Só que agora, infelizmente era tarde demais: Hilda estava cansada, desgastada, não queria mais escrever: "Eu gostaria de escrever ainda, mas não tenho mais nada para falar. Eu já escrevi tudo. Quando a pessoa envelhece a gente já não tem mais vontade de falar. Parece uma seita.". E ainda, sobre se a idade afinal havia trazido para ela a serenidade tão almejada diz: "A idade para mim foi ao contrário, não me deixa serena não. Sou uma pessoa inquieta, eu tenho problemas existenciais".

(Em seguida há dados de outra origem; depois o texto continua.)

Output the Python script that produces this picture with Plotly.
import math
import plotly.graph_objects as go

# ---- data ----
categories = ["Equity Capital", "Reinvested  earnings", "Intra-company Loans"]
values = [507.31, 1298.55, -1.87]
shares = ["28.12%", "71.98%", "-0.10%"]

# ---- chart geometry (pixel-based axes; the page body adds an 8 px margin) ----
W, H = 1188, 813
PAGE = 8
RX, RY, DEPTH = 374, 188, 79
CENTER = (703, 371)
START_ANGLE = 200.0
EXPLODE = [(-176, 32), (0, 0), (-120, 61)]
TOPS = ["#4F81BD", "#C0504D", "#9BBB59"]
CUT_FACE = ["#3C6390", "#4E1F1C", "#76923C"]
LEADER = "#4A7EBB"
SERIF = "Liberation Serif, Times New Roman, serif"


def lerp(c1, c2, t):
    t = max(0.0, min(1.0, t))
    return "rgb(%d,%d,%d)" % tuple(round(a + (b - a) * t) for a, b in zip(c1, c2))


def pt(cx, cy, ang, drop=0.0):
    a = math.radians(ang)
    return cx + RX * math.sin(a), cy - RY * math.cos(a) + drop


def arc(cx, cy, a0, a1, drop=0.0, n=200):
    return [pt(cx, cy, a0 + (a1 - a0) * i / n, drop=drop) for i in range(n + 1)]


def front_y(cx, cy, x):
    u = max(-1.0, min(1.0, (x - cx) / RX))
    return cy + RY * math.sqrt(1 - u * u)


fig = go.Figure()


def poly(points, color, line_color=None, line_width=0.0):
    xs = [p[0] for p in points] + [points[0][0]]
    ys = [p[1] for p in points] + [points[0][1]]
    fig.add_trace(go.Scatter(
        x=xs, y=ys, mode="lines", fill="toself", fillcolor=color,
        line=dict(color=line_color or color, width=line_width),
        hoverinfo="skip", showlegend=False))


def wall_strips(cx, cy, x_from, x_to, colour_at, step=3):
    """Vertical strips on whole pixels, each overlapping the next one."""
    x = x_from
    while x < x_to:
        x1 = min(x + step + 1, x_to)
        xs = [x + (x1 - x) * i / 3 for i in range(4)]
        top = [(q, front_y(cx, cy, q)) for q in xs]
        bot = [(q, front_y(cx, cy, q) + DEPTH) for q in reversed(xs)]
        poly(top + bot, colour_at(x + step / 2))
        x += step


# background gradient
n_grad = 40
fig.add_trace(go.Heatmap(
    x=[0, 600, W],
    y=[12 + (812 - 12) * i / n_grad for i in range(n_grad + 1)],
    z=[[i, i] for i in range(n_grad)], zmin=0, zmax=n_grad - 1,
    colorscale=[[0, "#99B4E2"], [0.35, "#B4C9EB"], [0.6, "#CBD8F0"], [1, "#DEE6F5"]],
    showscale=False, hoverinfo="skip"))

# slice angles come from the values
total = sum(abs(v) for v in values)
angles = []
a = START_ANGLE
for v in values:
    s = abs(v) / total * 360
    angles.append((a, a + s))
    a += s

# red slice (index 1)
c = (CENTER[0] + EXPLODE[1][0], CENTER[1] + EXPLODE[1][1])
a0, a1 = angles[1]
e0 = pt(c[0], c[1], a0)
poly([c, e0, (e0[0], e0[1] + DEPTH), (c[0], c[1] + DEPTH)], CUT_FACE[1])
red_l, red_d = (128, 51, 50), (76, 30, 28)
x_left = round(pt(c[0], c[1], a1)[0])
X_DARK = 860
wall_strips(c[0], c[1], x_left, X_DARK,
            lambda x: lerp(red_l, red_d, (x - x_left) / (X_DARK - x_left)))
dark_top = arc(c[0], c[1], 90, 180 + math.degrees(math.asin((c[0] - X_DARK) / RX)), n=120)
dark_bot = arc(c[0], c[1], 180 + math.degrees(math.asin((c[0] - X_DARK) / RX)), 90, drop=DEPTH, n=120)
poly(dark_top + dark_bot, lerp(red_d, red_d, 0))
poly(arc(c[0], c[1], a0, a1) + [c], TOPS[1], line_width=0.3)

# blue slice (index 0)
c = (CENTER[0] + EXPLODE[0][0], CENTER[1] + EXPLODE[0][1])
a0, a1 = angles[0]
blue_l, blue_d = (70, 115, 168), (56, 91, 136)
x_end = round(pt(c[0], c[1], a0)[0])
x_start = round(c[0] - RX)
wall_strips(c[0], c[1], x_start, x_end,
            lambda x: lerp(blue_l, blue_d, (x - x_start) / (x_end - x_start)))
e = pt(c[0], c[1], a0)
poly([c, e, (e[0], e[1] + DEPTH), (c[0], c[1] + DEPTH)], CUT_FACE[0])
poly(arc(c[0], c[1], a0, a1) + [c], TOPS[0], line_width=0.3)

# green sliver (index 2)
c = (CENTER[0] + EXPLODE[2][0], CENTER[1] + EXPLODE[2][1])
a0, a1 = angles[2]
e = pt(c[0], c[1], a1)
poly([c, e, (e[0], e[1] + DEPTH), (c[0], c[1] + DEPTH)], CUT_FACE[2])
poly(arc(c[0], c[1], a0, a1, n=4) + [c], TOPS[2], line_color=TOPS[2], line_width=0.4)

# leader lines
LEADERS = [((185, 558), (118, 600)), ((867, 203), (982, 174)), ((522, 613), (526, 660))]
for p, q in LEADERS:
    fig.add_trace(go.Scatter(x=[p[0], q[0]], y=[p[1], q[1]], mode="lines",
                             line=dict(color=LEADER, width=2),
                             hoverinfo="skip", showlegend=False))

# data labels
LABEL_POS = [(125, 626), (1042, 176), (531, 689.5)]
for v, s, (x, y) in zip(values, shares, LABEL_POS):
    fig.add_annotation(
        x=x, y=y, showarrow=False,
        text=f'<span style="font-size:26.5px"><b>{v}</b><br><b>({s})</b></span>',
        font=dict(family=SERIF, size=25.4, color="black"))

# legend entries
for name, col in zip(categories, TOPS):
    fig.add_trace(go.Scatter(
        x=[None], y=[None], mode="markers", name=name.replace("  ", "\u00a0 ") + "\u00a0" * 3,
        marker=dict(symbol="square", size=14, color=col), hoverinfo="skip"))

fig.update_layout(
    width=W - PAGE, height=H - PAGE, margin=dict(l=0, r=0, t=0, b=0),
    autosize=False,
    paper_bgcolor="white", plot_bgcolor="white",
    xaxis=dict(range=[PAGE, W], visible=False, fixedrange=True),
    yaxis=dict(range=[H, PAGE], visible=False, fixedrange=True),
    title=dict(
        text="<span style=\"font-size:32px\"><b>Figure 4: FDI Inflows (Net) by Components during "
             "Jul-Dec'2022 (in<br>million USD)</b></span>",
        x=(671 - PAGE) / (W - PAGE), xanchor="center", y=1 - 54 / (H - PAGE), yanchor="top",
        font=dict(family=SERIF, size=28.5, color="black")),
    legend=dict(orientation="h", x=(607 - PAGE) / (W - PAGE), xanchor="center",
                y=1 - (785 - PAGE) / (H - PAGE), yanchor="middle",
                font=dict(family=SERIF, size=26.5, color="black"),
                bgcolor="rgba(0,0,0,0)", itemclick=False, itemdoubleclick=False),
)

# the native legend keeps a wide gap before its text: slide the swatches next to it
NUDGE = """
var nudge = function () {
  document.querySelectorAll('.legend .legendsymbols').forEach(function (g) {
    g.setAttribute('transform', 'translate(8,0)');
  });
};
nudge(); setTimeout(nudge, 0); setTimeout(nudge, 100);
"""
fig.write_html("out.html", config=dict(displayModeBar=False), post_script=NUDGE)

Fiz aí uma amostra não tão mínima da obra desta poeta, ficcionista e dramaturga máxima. Você agora leitor, que não a conhece, ou que conhece, mas quer conhecer melhor, que tal mergulhar nela e descobrir fascinantes mundos desconhecidos? Segui-la na sua trajetória delirante, suas acentuações apaixonadas, caudalosas, recortando as palavras que penetram como lâminas nos corações dos leitores que ficam para sempre seduzidos pela sua maravilhosa capacidade de penetrar nos recônditos da alma, no fundo dos sentimentos?